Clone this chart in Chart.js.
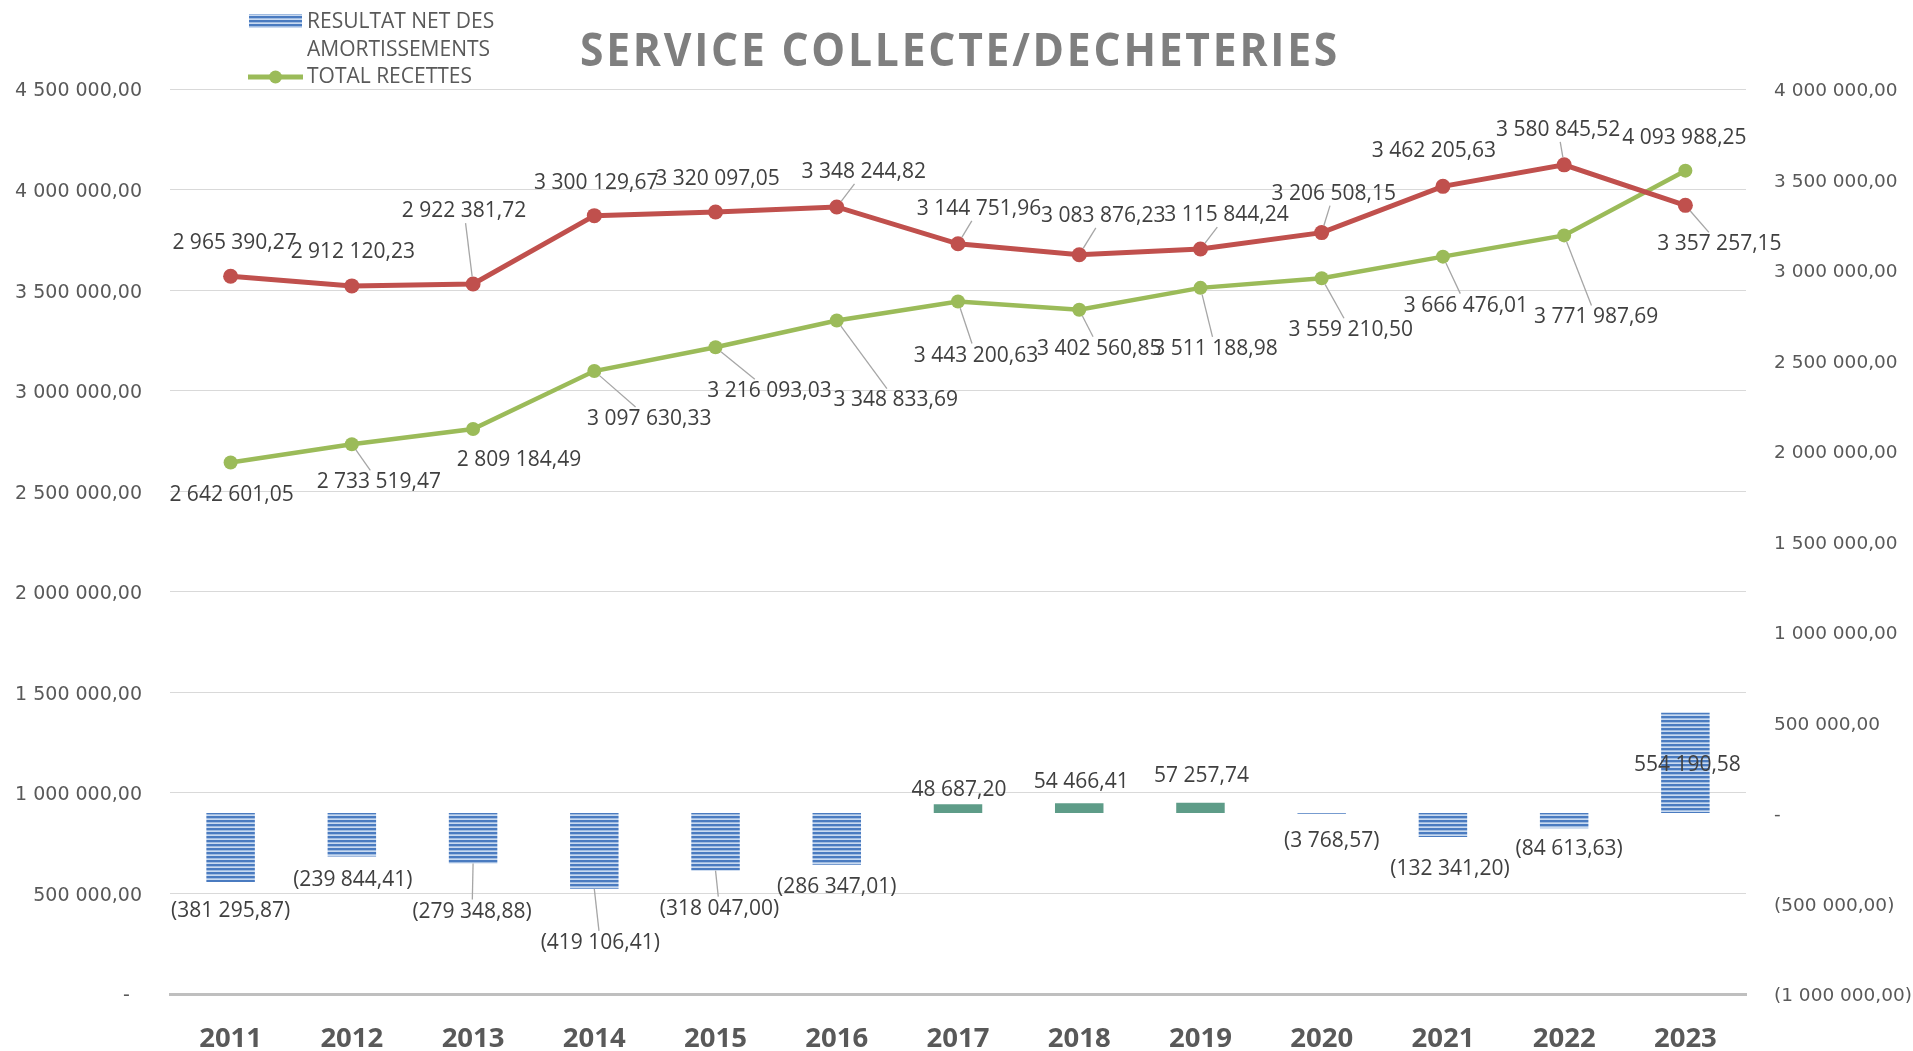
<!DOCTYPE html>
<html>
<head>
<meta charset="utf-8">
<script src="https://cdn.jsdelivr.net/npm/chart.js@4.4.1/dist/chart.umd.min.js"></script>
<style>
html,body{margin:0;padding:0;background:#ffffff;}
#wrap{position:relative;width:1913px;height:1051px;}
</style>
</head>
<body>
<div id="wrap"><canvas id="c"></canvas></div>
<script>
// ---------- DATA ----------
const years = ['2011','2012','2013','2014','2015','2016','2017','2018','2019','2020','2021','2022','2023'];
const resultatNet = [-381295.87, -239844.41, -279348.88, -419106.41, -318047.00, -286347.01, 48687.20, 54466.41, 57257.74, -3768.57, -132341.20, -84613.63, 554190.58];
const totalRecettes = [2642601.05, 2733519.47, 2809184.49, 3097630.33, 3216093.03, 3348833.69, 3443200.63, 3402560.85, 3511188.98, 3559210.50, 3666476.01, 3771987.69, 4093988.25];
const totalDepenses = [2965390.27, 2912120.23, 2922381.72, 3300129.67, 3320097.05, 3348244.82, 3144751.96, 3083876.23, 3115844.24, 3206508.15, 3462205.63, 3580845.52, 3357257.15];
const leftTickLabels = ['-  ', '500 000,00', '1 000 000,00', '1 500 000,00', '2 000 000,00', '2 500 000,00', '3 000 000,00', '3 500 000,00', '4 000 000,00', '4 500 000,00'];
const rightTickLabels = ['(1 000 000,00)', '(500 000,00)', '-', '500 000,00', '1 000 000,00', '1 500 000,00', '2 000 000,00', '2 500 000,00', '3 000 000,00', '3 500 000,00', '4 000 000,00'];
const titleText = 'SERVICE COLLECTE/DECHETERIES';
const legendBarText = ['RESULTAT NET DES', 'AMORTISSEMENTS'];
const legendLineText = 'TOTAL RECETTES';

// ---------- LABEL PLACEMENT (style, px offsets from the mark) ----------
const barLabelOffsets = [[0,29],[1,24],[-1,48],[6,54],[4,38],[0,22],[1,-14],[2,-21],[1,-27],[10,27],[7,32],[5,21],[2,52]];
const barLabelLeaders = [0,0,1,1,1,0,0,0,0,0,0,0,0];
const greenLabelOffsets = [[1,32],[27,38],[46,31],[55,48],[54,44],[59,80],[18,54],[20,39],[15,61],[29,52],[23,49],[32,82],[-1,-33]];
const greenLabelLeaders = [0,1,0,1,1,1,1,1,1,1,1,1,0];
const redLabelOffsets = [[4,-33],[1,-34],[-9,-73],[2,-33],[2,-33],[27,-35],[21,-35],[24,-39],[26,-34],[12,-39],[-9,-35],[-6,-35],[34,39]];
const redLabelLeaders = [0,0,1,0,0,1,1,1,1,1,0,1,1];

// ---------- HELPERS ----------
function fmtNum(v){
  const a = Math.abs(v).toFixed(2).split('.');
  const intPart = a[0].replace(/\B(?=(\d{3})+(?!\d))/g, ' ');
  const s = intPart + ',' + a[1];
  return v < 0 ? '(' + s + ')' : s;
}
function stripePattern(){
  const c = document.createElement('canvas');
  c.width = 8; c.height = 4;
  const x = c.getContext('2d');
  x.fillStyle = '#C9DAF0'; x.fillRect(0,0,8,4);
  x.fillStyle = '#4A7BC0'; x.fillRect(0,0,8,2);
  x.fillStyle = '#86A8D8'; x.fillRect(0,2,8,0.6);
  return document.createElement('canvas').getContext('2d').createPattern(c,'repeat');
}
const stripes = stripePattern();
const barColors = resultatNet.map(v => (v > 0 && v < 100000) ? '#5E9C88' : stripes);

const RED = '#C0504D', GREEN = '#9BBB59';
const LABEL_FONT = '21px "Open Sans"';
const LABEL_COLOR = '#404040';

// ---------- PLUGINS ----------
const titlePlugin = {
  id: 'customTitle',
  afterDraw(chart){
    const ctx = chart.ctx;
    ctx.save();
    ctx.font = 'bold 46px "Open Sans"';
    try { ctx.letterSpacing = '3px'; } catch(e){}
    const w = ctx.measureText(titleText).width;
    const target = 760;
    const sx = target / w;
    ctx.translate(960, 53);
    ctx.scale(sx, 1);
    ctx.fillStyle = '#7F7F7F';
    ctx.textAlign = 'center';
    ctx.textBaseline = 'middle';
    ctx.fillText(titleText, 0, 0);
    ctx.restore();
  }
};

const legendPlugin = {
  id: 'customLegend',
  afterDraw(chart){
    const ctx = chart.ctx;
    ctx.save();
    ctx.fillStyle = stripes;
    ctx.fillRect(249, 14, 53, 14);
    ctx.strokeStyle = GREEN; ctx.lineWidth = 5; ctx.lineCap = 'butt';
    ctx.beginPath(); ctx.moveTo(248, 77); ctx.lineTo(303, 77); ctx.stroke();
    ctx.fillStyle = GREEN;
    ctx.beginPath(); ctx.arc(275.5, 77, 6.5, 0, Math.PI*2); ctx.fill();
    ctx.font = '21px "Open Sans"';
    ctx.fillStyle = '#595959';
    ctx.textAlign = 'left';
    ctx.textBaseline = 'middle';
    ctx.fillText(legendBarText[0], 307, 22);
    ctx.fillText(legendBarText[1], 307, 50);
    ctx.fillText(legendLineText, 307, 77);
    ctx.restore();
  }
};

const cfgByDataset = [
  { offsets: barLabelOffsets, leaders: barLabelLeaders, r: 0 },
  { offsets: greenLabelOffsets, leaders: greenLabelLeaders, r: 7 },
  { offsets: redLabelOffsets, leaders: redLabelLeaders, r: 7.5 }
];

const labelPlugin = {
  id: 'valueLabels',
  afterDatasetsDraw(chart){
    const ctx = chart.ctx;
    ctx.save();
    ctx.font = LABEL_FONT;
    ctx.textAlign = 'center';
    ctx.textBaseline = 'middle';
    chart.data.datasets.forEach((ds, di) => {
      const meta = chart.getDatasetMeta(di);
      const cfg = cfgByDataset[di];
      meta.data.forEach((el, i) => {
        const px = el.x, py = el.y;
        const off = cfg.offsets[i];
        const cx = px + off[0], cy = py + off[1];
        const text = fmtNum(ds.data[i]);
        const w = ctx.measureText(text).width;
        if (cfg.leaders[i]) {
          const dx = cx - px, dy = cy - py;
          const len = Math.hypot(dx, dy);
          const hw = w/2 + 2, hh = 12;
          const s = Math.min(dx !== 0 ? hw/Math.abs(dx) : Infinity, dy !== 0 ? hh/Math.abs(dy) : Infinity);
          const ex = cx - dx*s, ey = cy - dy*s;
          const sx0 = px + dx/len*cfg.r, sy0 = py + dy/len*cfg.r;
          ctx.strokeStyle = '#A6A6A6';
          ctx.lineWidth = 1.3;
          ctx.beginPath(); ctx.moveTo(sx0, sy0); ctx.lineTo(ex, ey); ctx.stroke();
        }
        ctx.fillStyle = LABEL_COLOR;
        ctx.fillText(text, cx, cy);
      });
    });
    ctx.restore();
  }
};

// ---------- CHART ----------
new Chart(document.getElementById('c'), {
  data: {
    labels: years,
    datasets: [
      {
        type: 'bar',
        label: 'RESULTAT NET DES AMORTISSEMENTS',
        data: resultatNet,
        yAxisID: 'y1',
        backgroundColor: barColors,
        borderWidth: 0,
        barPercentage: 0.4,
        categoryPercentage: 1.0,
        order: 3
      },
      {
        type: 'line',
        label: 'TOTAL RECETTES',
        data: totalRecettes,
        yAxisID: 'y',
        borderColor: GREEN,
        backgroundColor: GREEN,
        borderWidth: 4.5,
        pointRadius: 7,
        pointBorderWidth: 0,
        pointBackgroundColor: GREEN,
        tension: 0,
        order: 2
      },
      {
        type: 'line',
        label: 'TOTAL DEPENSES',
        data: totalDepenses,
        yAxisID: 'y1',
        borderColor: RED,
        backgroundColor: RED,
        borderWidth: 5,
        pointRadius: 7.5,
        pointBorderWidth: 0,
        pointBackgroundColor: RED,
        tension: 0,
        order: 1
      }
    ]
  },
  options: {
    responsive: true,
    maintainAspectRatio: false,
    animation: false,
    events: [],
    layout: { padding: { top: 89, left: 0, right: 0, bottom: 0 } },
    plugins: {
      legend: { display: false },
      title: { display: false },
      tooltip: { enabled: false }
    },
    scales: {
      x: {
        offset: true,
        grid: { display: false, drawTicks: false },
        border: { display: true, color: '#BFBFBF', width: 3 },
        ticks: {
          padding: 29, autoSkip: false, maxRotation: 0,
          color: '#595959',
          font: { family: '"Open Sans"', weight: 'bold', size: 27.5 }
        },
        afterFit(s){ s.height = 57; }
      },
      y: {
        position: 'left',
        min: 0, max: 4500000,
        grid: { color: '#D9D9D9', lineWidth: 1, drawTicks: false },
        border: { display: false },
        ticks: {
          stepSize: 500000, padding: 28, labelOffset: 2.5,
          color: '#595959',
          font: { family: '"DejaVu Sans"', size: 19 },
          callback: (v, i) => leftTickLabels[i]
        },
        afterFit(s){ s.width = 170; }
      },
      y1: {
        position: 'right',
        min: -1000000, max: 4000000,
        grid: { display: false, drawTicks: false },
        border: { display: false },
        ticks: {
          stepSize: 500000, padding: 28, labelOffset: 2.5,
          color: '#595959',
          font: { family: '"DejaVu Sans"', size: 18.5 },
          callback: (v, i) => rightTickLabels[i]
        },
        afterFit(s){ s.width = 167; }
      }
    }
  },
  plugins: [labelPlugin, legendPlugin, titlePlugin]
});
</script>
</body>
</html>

..........

Only lines belong in the copy: transcribe those from the start of the data through the line that contains "const legendLineText = 'TOTAL RECETTES';", and skip the pictures.

### FINISHED TASK
Clone this chart in Chart.js.
<!DOCTYPE html>
<html>
<head>
<meta charset="utf-8">
<script src="https://cdn.jsdelivr.net/npm/chart.js@4.4.1/dist/chart.umd.min.js"></script>
<style>
html,body{margin:0;padding:0;background:#ffffff;}
#wrap{position:relative;width:1913px;height:1051px;}
</style>
</head>
<body>
<div id="wrap"><canvas id="c"></canvas></div>
<script>
// ---------- DATA ----------
const years = ['2011','2012','2013','2014','2015','2016','2017','2018','2019','2020','2021','2022','2023'];
const resultatNet = [-381295.87, -239844.41, -279348.88, -419106.41, -318047.00, -286347.01, 48687.20, 54466.41, 57257.74, -3768.57, -132341.20, -84613.63, 554190.58];
const totalRecettes = [2642601.05, 2733519.47, 2809184.49, 3097630.33, 3216093.03, 3348833.69, 3443200.63, 3402560.85, 3511188.98, 3559210.50, 3666476.01, 3771987.69, 4093988.25];
const totalDepenses = [2965390.27, 2912120.23, 2922381.72, 3300129.67, 3320097.05, 3348244.82, 3144751.96, 3083876.23, 3115844.24, 3206508.15, 3462205.63, 3580845.52, 3357257.15];
const leftTickLabels = ['-  ', '500 000,00', '1 000 000,00', '1 500 000,00', '2 000 000,00', '2 500 000,00', '3 000 000,00', '3 500 000,00', '4 000 000,00', '4 500 000,00'];
const rightTickLabels = ['(1 000 000,00)', '(500 000,00)', '-', '500 000,00', '1 000 000,00', '1 500 000,00', '2 000 000,00', '2 500 000,00', '3 000 000,00', '3 500 000,00', '4 000 000,00'];
const titleText = 'SERVICE COLLECTE/DECHETERIES';
const legendBarText = ['RESULTAT NET DES', 'AMORTISSEMENTS'];
const legendLineText = 'TOTAL RECETTES';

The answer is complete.